Azerbaijan’s crackdown on Russian propaganda operatives reveals what many governments have long known: Kremlin media abroad are not just instruments of influence—they are tools of espionage.
Azerbaijan’s arrest of Sputnik Azerbaijan staff reveals Russia’s use of state media abroad as cover for FSB espionage and influence operations. This marks a decisive move to protect national sovereignty from Kremlin hybrid warfare.
A “Media Agency” or a Moscow Front?
When Azerbaijani authorities recently detained two employees of Sputnik Azerbaijan on charges of working for Russia’s Federal Security Service (FSB), Baku didn’t just disrupt an influence operation—it exposed the deep-rooted overlap between Russian state media and Russian state security.
Russian Foreign Ministry spokesperson Maria Zakharova expressed what she called “serious concern” that Russian diplomats in Baku were unable to contact the detained “journalists” for over two hours. But beneath the staged outrage lies an uncomfortable truth: this incident is not an anomaly but the natural consequence of Russia’s longstanding tactic of using journalism as a cover for subversive activities abroad.
A Long History of Intelligence in Press Credentials
This system has been working for decades. As early as the 1960s and 70s, Soviet foreign correspondents were well-known within Western intelligence circles for serving as unofficial (and sometimes official) agents of the KGB.
Former KGB Major General Oleg Kalugin, in his memoir The First Chief, described Soviet journalists as “the most effective cover for foreign intelligence officers.” He wasn’t alone. Yuri Bezmenov, a KGB defector, openly described how “journalistic” roles at agencies like RIA Novosti were used for “active measures”—recruiting assets, spreading disinformation, and manipulating public narratives in host countries.
Even celebrated Soviet-born broadcasters like Vladimir Pozner later admitted to being tools of the state disinformation apparatus. “It was not free journalism,” he confessed. “I did what I was told to do from above.”
Modern Kremlin Media: A Continuation of Old Soviet Tactics
After the USSR’s collapse, little changed in practice. The KGB’s successor agencies—the FSB, SVR, and military intelligence GU/GRU—inherited the infrastructure, including the media operations that serve as frontlines in Russia’s hybrid warfare strategy.
The Sputnik news agency, launched in 2014 under the Rossiya Segodnya (Russia Today) media conglomerate, has been one of the most effective tools in this disinformation arsenal. Designed to promote Russia’s worldview abroad, it has also served as a “soft” platform for harder intelligence activity.
Multiple Western countries have acted on this. In 2019, the Netherlands expelled several Sputnik employees identified as GRU operatives. Similar expulsions or denials of accreditation have occurred in France, Germany, Norway, Canada, and the United States.

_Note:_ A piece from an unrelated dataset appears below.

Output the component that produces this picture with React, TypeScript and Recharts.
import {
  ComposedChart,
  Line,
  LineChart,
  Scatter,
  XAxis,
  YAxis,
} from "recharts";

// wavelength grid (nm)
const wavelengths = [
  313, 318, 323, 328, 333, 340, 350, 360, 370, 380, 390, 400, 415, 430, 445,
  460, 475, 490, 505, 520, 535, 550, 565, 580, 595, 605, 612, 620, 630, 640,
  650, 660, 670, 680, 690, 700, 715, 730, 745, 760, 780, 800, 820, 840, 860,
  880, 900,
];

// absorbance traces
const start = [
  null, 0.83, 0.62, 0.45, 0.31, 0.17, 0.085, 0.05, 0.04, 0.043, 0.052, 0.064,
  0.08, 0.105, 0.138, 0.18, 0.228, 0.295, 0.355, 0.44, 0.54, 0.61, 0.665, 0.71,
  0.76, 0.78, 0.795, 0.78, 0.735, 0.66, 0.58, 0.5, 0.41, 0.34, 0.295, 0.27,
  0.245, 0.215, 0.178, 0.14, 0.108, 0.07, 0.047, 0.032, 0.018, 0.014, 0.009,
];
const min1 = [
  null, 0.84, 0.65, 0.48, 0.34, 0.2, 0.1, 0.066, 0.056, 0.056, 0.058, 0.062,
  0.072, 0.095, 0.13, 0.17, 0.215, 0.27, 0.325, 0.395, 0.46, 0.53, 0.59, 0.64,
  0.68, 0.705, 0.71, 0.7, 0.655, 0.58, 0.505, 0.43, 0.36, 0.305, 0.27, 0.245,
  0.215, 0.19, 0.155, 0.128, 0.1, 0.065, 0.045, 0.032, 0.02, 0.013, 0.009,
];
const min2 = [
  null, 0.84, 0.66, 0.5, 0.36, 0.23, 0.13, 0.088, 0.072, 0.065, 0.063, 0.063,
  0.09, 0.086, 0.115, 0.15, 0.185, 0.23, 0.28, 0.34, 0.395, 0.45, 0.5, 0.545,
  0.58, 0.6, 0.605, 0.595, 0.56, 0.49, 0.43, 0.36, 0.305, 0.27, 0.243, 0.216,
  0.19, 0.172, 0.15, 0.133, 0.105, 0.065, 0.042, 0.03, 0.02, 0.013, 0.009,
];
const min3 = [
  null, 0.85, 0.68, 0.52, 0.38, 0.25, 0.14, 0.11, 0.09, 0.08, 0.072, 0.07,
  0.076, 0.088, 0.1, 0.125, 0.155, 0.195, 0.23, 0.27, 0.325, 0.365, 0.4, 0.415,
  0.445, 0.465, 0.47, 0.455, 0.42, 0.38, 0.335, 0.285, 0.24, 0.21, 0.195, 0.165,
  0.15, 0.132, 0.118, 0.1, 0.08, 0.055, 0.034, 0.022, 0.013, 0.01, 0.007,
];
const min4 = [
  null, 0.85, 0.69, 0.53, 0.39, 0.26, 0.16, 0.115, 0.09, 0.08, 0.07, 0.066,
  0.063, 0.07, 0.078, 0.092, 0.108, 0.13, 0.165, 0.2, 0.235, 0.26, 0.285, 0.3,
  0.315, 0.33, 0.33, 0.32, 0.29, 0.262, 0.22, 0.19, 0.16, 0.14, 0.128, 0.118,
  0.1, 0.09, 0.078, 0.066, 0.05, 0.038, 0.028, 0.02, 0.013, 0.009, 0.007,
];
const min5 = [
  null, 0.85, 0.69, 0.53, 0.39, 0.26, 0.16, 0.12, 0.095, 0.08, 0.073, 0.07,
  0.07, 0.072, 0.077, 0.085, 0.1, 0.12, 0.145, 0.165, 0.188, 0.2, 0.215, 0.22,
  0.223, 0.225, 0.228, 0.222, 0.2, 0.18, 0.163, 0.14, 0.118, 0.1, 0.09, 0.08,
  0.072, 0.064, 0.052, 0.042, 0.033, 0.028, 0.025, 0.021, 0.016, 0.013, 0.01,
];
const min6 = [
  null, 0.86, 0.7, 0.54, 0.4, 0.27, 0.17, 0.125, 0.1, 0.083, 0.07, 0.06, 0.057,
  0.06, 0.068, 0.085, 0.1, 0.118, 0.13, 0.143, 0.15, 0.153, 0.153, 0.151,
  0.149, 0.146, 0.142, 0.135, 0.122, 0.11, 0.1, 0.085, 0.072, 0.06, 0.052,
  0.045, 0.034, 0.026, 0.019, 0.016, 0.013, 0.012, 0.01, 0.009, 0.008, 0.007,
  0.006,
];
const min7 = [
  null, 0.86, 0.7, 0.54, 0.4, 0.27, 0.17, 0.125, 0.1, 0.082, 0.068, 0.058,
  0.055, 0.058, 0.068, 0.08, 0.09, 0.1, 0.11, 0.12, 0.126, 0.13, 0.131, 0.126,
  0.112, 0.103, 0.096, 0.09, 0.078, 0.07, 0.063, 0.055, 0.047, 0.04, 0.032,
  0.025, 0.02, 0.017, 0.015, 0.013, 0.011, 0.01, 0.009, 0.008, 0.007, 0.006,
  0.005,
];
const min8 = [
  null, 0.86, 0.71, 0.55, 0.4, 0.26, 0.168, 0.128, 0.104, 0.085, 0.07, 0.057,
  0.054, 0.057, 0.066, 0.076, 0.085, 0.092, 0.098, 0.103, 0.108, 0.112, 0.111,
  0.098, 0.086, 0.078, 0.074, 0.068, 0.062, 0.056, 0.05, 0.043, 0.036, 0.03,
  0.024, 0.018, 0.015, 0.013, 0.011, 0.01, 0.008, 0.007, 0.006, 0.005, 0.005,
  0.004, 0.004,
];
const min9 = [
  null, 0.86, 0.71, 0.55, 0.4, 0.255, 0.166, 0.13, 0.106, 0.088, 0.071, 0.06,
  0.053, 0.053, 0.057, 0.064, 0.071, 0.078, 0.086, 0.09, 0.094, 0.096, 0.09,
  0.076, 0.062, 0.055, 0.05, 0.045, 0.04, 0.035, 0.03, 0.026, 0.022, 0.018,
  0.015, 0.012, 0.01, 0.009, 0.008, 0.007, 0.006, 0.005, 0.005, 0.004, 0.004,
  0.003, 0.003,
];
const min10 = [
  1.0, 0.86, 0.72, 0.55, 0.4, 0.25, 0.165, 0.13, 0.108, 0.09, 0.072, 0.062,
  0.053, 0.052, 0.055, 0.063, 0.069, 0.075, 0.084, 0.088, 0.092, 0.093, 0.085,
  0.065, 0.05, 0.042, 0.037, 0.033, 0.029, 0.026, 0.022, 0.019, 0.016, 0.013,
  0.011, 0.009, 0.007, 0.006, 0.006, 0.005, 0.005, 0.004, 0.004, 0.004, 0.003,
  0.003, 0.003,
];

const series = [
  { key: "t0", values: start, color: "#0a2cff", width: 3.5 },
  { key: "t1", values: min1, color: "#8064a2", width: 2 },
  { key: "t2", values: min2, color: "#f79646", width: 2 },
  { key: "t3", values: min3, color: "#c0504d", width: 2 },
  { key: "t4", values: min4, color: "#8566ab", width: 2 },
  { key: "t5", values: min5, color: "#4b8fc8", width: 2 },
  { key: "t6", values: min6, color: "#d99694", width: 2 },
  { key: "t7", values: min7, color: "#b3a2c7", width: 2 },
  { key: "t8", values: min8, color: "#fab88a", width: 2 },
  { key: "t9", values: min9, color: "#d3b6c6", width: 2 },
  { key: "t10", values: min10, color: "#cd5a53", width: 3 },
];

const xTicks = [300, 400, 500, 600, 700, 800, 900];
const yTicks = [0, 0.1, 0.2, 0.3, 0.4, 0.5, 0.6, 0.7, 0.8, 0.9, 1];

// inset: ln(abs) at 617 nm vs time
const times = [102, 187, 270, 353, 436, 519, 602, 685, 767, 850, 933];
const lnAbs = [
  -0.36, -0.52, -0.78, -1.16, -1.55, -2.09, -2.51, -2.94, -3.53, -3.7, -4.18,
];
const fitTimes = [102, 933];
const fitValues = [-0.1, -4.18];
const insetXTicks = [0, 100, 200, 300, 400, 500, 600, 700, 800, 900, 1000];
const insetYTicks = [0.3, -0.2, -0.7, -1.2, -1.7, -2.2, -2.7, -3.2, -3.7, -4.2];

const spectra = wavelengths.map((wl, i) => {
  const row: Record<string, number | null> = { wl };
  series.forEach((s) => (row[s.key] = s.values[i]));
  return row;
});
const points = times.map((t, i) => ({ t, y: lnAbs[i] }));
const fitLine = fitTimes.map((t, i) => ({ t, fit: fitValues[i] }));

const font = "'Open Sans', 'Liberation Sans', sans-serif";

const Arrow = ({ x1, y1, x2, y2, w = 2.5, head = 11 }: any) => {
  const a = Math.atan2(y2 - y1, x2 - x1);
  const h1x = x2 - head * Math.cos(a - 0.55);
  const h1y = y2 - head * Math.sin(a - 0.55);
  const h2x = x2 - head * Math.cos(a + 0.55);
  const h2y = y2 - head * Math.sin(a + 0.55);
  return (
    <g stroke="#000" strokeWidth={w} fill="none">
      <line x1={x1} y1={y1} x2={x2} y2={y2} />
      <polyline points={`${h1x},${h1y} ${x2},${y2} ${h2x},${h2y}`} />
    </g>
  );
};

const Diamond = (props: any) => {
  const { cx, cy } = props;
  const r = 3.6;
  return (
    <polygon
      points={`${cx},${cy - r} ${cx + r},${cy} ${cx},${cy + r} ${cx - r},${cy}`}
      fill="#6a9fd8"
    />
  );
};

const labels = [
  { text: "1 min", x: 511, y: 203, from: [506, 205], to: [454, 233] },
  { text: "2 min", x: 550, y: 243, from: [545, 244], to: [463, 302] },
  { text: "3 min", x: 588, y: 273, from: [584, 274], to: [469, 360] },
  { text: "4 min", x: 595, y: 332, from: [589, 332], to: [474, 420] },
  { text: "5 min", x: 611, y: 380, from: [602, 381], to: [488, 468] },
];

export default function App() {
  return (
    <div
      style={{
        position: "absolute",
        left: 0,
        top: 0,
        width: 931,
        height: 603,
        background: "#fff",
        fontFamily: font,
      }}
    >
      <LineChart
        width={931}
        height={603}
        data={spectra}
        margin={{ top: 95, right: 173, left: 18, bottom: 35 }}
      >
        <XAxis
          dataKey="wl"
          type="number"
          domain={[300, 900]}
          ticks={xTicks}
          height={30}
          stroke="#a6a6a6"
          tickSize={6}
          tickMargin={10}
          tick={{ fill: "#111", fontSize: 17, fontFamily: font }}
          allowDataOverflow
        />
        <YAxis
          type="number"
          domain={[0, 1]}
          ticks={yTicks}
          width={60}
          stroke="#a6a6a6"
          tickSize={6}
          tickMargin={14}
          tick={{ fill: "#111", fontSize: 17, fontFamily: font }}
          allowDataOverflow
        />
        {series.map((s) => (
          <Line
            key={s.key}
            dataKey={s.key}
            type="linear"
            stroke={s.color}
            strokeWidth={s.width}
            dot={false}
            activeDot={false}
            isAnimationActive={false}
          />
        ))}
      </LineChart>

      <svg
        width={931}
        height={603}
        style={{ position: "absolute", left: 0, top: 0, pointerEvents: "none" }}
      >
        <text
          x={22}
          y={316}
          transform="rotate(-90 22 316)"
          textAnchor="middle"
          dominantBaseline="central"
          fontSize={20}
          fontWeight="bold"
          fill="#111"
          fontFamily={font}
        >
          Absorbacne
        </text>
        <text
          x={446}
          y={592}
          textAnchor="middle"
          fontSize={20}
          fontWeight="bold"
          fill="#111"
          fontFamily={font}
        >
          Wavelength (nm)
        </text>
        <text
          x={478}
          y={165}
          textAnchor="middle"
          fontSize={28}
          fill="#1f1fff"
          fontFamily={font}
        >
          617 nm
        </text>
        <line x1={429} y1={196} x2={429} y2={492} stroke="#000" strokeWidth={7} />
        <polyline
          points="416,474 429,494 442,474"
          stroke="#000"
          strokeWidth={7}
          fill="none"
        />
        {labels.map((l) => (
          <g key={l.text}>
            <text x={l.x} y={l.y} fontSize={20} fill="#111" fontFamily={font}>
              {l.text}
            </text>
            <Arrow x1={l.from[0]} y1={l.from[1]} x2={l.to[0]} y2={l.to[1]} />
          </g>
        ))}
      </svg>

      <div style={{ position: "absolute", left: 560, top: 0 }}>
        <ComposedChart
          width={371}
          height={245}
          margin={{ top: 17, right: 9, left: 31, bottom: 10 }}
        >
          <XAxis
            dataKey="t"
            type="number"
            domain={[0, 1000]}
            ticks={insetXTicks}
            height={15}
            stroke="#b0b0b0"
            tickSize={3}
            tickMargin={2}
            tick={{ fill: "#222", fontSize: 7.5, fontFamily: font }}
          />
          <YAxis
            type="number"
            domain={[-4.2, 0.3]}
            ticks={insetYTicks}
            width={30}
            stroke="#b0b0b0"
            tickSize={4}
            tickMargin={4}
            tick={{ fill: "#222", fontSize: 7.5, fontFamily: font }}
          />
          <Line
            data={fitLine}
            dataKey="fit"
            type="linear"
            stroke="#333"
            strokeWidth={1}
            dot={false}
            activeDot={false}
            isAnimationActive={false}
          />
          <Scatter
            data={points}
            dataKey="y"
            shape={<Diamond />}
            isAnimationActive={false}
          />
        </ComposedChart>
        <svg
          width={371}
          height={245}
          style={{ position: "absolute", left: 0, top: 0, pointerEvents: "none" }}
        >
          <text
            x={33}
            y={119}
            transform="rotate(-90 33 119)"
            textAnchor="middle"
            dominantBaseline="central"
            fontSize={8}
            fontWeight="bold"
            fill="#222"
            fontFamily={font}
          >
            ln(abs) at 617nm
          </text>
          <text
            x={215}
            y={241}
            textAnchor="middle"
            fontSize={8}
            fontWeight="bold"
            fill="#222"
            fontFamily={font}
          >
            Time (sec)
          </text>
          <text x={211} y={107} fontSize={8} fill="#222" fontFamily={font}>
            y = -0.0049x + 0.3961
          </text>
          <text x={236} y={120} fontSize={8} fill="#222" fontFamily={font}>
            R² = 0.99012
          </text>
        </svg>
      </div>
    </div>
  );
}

As French President Emmanuel Macron’s campaign team stated in 2017, “Sputnik and RT are not media—they are organs of influence.”
Baku’s Strategic Move: A Long-Overdue Reckoning
The Azerbaijani government’s move to detain and investigate Sputnik staff must be seen in this broader context. The Azerbaijani government’s move to detain and investigate Sputnik staff is not an isolated crackdown, but rather a strategic decision to safeguard national sovereignty against a foreign entity whose information operations have long been clandestine.
Importantly, the issue isn’t just about journalism—it’s about a state power project. Russia has utilized media platforms in post-Soviet states not only to manipulate public opinion but also to insert operatives, conduct psychological operations, and undermine local institutions. These tactics align with a wider Kremlin doctrine that regards information as a battlefield.
And Azerbaijan is not alone in recognizing this. Across Eastern Europe, Central Asia, and the South Caucasus, governments are awakening to the fact that Russian “media” infrastructure is a security threat—not just a soft power vehicle.
The Real Face of Kremlin Journalism
The exposure of Sputnik Azerbaijan as a channel for covert FSB operations should shatter any lingering illusions about the nature of Russian state media abroad. It’s not just about narrative warfare—it’s about infiltration.
As one NATO StratCom report concluded:
“The Russian media ecosystem abroad is integrated with Russian state objectives and, in many cases, operates in close coordination with Russian intelligence services.”
In this light, Azerbaijan’s move should not be viewed as radical but rational—an act of defense against foreign interference masquerading as press freedom.
A Warning and a Precedent
The unmasking of Sputnik’s operatives in Baku sets a precedent that other nations—especially those in Russia’s former sphere of influence—may soon follow. Azerbaijan has done what many democracies have done before: recognize that the Kremlin’s so-called “journalists” are often neither independent nor benign.
This isn’t censorship. It’s counterintelligence.
And as Russia continues to weaponize disinformation and manipulate post-Soviet vulnerabilities, Baku’s firm response sends a clear message: the era of quiet infiltration is over. The Lubyanka-style playbook no longer works—not in Azerbaijan, and, increasingly, not anywhere else.